With much fanfare spread over a two-day celebration, the Brownsville Airport opened on March 8, 1929. In addition to all the local and state politicians, businessmen and other dignitaries attending the event, Charles “Lucky” Lindbergh, who less than two years earlier had flown non-stop from New York to Paris landed at the new Valley airport with the first load of airmail from Mexico City to New York City.

Pan American Airways Terminal in Brownsville Texas
Pan-American Airways Terminal in Brownsville
Postcard courtesy rootsweb.com/%7Etxpstcrd/

With an escort of Mexican military pursuit planes, Lindbergh arrived at 1:53 p.m. on Sunday, March 9. An estimated 20,000 people turned out to greet the famed aviator. He departed at 10 a.m. the following day on a return flight to Mexico with a load of mail that had been flown to Brownsville from New York.

Not only did Lindbergh’s arrival and departure from the new airport mark the beginning of international air mail service in the U.S., stamp collectors acknowledge it as the first time an air carrier managed to lose luggage – in this case numerous bags of mail. Even though recovered a month later, the cancelled envelops are now known among philatelic folks as having come from the “Lost Mail Flight.”

Scores of airplanes from both sides of the Rio Grande flew to Brownsville ’s new air field as part of the festivities. The Army Air Corps dispatched more than 100 aircraft, a large percentage of the entire corps. Using the new airport, American military aviators performed aerial maneuvers with their counterparts from Mexico.

Shorty Radeck, a wing walker, amused spectators by strolling along the top wing of a bi-plane flown by his partner in stunt flying. Radeck also parachuted from the plane. But his signature stunt was jumping from the plane as it roared by the crowd only a few feet above ground. He landed on his feet and then ran to a stop.
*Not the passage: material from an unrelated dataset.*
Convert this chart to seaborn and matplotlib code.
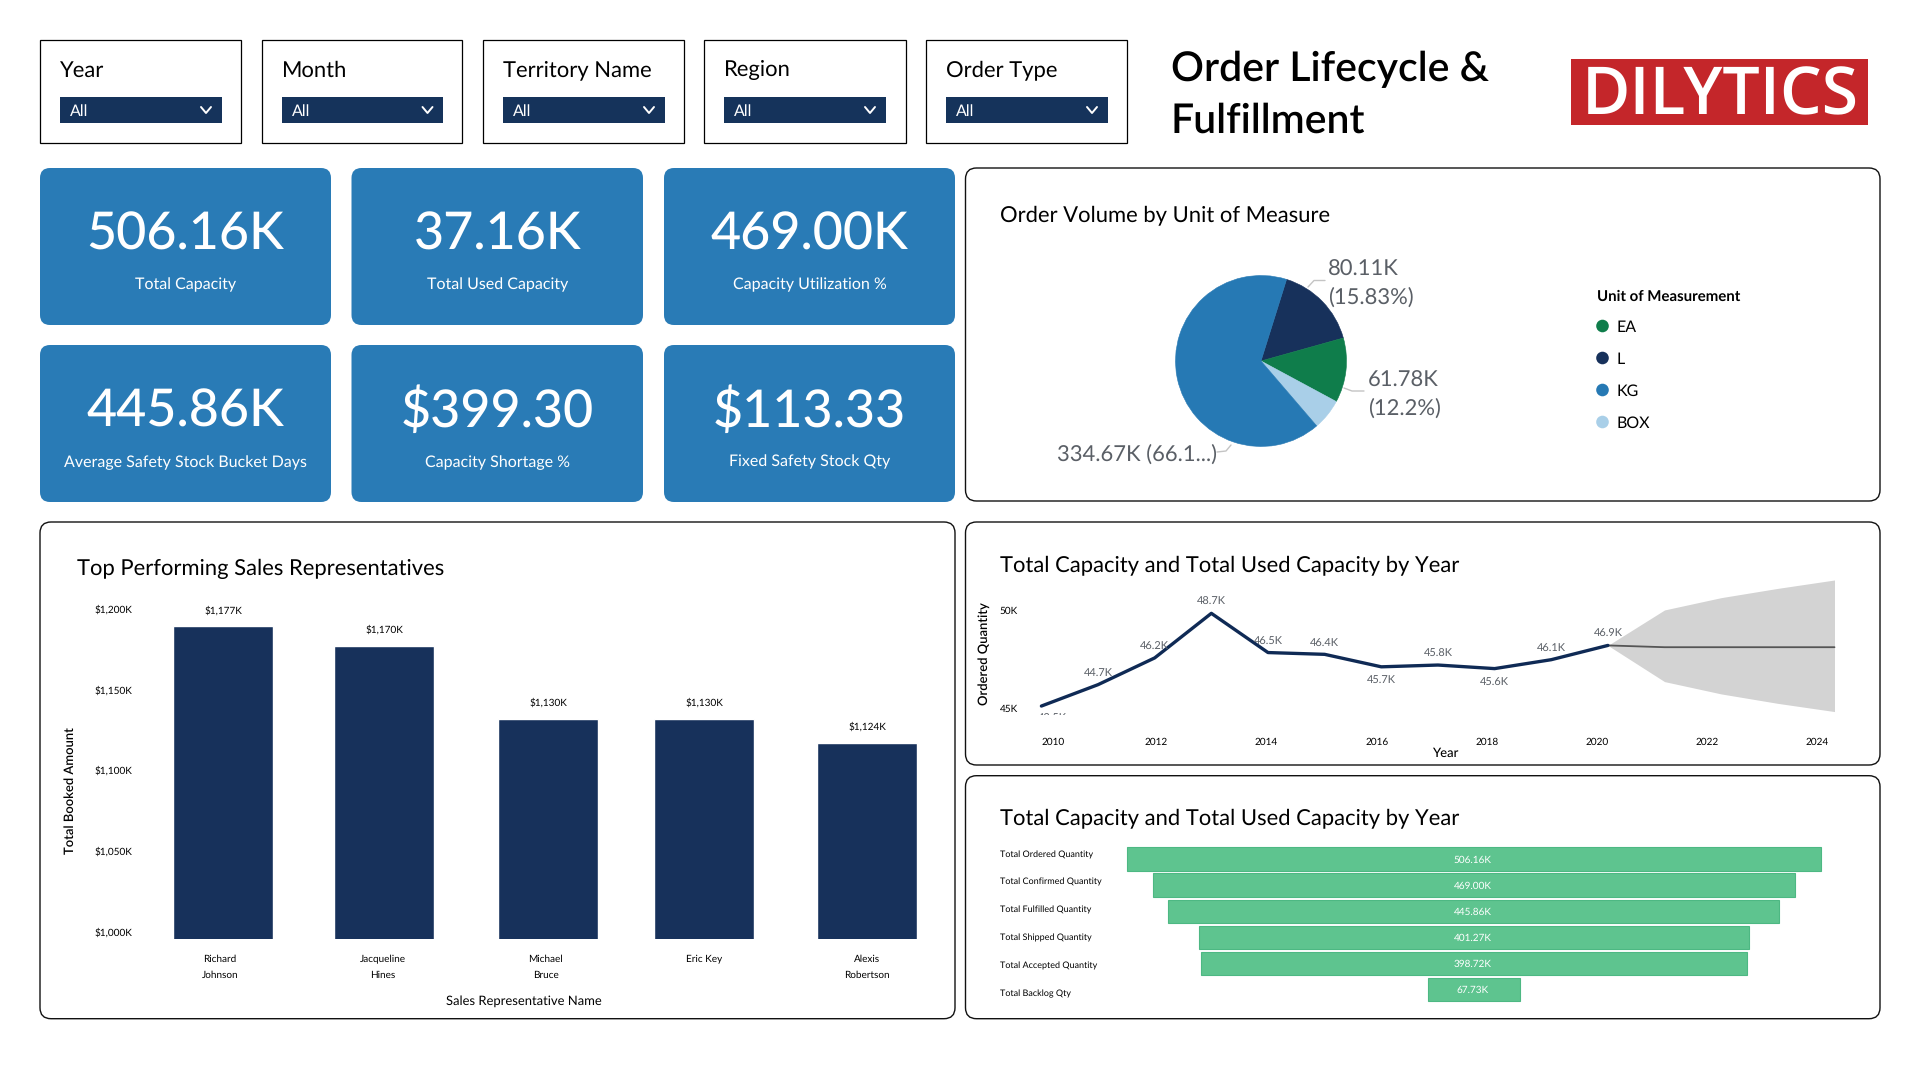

Hotel El Jardin, Brownsville, Texas
Hotel El Jardin
Postcard courtesy texasoldphotos.com

While VIPs enjoyed a banquet at the El Jardin Hotel (feasting on fresh fish flown in from Soto de la Marina, Mexico), the public got to see a rare night landing of a Ford tri-motor plane operated by Universal Air Lines. Flares attached to parachutes provided enough light for the pilot to get the plane down.

Ford Tri-motor
A Ford Tri-Motor on display at the Naval Aviation Museum in Pensacola, Florida
Photo courtesy Sam Lester

Another notable figure on hand for the Brownsville festivities was a female flyer originally from Kansas, Amelia Earhart. She had served as navigator on a cross-Atlantic flight the year before, becoming the first woman to fly between the U.S. and Europe, even though she did not pilot the aircraft. Now she had begun to fly planes herself.

Les Mauldin, the manager of the new Valley airport, loaned Earhart a plane so she could take her flight test for a commercial pilot’s license. She passed the exam. Eight years later she flew into aviation history immortality, vanishing on a flight across the Pacific.


Opening an airport in the Rio Grande Valley with proceeds from bond sales proved to be an excellent civic investment. (The Port of Brownsville, located at the end of a 17-mile channel from the mouth of the Rio Grande, was not opened until 1936.)

In June 1929, Pan-American Airlines leased the airport for use in its growing South American service. Three years later, the airline established its Western Division headquarters at the Brownsville airport. In addition, the airline constructed a large repair and maintenance facility there.

Pan-Am’s advertising campaign featured a large magazine and newspaper ad showing the carrier’s far-flung routes. The map showed that all the airline’s Latin American flights had stops at Brownsville.

As the ad pointed out, though Brownsville lay 2,301 miles from the Panama Canal, by air that distance could be covered in only 14 hours.

Just to underscore how much more efficient air travel had become, the ad noted that the average speed of a passenger train was 40 miles an hour. Average automobile speed was 50 mph. From there, the speed increased to 120 miles an hour for a Pan-Am Ford tri-motor plane and 200 miles an hour for a Douglas-built plane.


Brownsville continued to play a major role in Pan-Am’s operations until the mid-1950s when the development turboprop and then jet planes made piston-powered aircraft obsolete. Pan-Am closed its Valley facilities at the end of the decade and moved its Western Division headquarters to Miami. The pioneering airline went into bankruptcy in early 1991, its assets absorbed by Delta Airlines.

With international airports at McAllen and Harlingen in addition to Brownsville, aviation continues to play an important role in the Valley’s economy. But wing-walking is a long-lost art.